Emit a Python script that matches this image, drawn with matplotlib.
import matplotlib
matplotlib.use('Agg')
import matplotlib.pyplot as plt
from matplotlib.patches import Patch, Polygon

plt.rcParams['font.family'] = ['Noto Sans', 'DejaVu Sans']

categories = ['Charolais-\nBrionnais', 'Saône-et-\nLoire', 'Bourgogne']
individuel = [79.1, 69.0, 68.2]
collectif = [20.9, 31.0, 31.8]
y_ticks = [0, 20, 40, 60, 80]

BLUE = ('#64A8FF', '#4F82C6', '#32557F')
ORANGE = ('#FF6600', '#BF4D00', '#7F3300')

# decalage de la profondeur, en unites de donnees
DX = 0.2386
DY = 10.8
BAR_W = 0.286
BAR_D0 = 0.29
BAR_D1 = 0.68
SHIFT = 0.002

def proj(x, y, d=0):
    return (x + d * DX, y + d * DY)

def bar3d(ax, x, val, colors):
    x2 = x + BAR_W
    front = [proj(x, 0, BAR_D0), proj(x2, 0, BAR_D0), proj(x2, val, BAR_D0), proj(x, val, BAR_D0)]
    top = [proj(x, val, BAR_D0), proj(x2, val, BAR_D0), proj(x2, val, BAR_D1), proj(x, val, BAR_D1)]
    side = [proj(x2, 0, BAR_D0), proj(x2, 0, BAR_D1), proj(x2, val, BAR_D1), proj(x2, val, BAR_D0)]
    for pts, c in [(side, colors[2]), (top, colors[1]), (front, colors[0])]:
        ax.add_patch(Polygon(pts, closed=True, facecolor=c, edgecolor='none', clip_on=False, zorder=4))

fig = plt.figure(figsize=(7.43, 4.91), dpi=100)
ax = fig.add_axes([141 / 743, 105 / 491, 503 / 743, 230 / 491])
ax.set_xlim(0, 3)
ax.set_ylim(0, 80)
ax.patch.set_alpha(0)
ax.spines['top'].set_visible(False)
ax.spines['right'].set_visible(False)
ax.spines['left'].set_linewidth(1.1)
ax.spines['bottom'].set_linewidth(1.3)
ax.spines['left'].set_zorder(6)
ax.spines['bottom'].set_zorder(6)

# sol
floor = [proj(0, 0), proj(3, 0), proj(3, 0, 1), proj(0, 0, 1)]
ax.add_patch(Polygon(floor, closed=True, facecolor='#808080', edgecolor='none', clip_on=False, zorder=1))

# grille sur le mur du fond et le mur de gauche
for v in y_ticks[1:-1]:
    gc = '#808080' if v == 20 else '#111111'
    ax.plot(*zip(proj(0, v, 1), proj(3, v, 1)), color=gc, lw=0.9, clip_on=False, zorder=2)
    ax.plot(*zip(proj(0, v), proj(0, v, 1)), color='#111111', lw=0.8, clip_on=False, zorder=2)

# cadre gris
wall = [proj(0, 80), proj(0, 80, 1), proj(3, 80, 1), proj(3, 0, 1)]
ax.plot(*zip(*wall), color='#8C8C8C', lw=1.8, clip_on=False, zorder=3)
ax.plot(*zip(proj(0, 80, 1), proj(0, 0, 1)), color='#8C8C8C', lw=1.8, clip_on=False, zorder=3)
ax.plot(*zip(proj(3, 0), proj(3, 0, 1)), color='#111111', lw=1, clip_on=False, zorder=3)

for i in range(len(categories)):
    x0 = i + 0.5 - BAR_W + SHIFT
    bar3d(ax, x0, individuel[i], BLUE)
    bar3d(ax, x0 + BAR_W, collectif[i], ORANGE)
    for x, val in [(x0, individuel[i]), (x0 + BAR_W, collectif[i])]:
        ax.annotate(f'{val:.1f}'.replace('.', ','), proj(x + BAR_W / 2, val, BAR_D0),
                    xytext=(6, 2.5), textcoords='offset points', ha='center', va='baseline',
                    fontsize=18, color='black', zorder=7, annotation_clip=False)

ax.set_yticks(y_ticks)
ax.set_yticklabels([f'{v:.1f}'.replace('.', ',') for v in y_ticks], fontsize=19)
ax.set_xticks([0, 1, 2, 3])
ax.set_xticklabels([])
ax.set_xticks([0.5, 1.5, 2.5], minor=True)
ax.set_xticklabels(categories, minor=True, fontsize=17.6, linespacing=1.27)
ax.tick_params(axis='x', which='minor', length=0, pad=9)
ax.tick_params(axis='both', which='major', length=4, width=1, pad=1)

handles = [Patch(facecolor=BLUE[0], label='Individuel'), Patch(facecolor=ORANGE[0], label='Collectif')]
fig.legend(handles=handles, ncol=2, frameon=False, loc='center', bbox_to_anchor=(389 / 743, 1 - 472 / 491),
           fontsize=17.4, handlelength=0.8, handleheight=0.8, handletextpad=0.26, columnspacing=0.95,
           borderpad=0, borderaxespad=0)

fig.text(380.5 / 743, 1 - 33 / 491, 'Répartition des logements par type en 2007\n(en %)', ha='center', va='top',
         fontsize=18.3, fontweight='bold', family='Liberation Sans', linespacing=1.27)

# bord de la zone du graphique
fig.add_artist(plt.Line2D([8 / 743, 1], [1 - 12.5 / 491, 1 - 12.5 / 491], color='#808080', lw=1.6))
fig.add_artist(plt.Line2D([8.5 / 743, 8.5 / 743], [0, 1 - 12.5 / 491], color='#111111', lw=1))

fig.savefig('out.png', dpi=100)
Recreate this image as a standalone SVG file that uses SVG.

*REQUIRED WORK:*
Quote all the records exactly, please, leaving none out.

*FULL RESPONSE:*
Emit a Python script that matches this image, drawn with matplotlib.
import matplotlib
matplotlib.use('Agg')
import matplotlib.pyplot as plt
from matplotlib.patches import Patch, Polygon

plt.rcParams['font.family'] = ['Noto Sans', 'DejaVu Sans']

categories = ['Charolais-\nBrionnais', 'Saône-et-\nLoire', 'Bourgogne']
individuel = [79.1, 69.0, 68.2]
collectif = [20.9, 31.0, 31.8]
y_ticks = [0, 20, 40, 60, 80]

BLUE = ('#64A8FF', '#4F82C6', '#32557F')
ORANGE = ('#FF6600', '#BF4D00', '#7F3300')

# decalage de la profondeur, en unites de donnees
DX = 0.2386
DY = 10.8
BAR_W = 0.286
BAR_D0 = 0.29
BAR_D1 = 0.68
SHIFT = 0.002

def proj(x, y, d=0):
    return (x + d * DX, y + d * DY)

def bar3d(ax, x, val, colors):
    x2 = x + BAR_W
    front = [proj(x, 0, BAR_D0), proj(x2, 0, BAR_D0), proj(x2, val, BAR_D0), proj(x, val, BAR_D0)]
    top = [proj(x, val, BAR_D0), proj(x2, val, BAR_D0), proj(x2, val, BAR_D1), proj(x, val, BAR_D1)]
    side = [proj(x2, 0, BAR_D0), proj(x2, 0, BAR_D1), proj(x2, val, BAR_D1), proj(x2, val, BAR_D0)]
    for pts, c in [(side, colors[2]), (top, colors[1]), (front, colors[0])]:
        ax.add_patch(Polygon(pts, closed=True, facecolor=c, edgecolor='none', clip_on=False, zorder=4))

fig = plt.figure(figsize=(7.43, 4.91), dpi=100)
ax = fig.add_axes([141 / 743, 105 / 491, 503 / 743, 230 / 491])
ax.set_xlim(0, 3)
ax.set_ylim(0, 80)
ax.patch.set_alpha(0)
ax.spines['top'].set_visible(False)
ax.spines['right'].set_visible(False)
ax.spines['left'].set_linewidth(1.1)
ax.spines['bottom'].set_linewidth(1.3)
ax.spines['left'].set_zorder(6)
ax.spines['bottom'].set_zorder(6)

# sol
floor = [proj(0, 0), proj(3, 0), proj(3, 0, 1), proj(0, 0, 1)]
ax.add_patch(Polygon(floor, closed=True, facecolor='#808080', edgecolor='none', clip_on=False, zorder=1))

# grille sur le mur du fond et le mur de gauche
for v in y_ticks[1:-1]:
    gc = '#808080' if v == 20 else '#111111'
    ax.plot(*zip(proj(0, v, 1), proj(3, v, 1)), color=gc, lw=0.9, clip_on=False, zorder=2)
    ax.plot(*zip(proj(0, v), proj(0, v, 1)), color='#111111', lw=0.8, clip_on=False, zorder=2)

# cadre gris
wall = [proj(0, 80), proj(0, 80, 1), proj(3, 80, 1), proj(3, 0, 1)]
ax.plot(*zip(*wall), color='#8C8C8C', lw=1.8, clip_on=False, zorder=3)
ax.plot(*zip(proj(0, 80, 1), proj(0, 0, 1)), color='#8C8C8C', lw=1.8, clip_on=False, zorder=3)
ax.plot(*zip(proj(3, 0), proj(3, 0, 1)), color='#111111', lw=1, clip_on=False, zorder=3)

for i in range(len(categories)):
    x0 = i + 0.5 - BAR_W + SHIFT
    bar3d(ax, x0, individuel[i], BLUE)
    bar3d(ax, x0 + BAR_W, collectif[i], ORANGE)
    for x, val in [(x0, individuel[i]), (x0 + BAR_W, collectif[i])]:
        ax.annotate(f'{val:.1f}'.replace('.', ','), proj(x + BAR_W / 2, val, BAR_D0),
                    xytext=(6, 2.5), textcoords='offset points', ha='center', va='baseline',
                    fontsize=18, color='black', zorder=7, annotation_clip=False)

ax.set_yticks(y_ticks)
ax.set_yticklabels([f'{v:.1f}'.replace('.', ',') for v in y_ticks], fontsize=19)
ax.set_xticks([0, 1, 2, 3])
ax.set_xticklabels([])
ax.set_xticks([0.5, 1.5, 2.5], minor=True)
ax.set_xticklabels(categories, minor=True, fontsize=17.6, linespacing=1.27)
ax.tick_params(axis='x', which='minor', length=0, pad=9)
ax.tick_params(axis='both', which='major', length=4, width=1, pad=1)

handles = [Patch(facecolor=BLUE[0], label='Individuel'), Patch(facecolor=ORANGE[0], label='Collectif')]
fig.legend(handles=handles, ncol=2, frameon=False, loc='center', bbox_to_anchor=(389 / 743, 1 - 472 / 491),
           fontsize=17.4, handlelength=0.8, handleheight=0.8, handletextpad=0.26, columnspacing=0.95,
           borderpad=0, borderaxespad=0)

fig.text(380.5 / 743, 1 - 33 / 491, 'Répartition des logements par type en 2007\n(en %)', ha='center', va='top',
         fontsize=18.3, fontweight='bold', family='Liberation Sans', linespacing=1.27)

# bord de la zone du graphique
fig.add_artist(plt.Line2D([8 / 743, 1], [1 - 12.5 / 491, 1 - 12.5 / 491], color='#808080', lw=1.6))
fig.add_artist(plt.Line2D([8.5 / 743, 8.5 / 743], [0, 1 - 12.5 / 491], color='#111111', lw=1))

fig.savefig('out.png', dpi=100)
Recreate this image as a standalone SVG file that uses SVG.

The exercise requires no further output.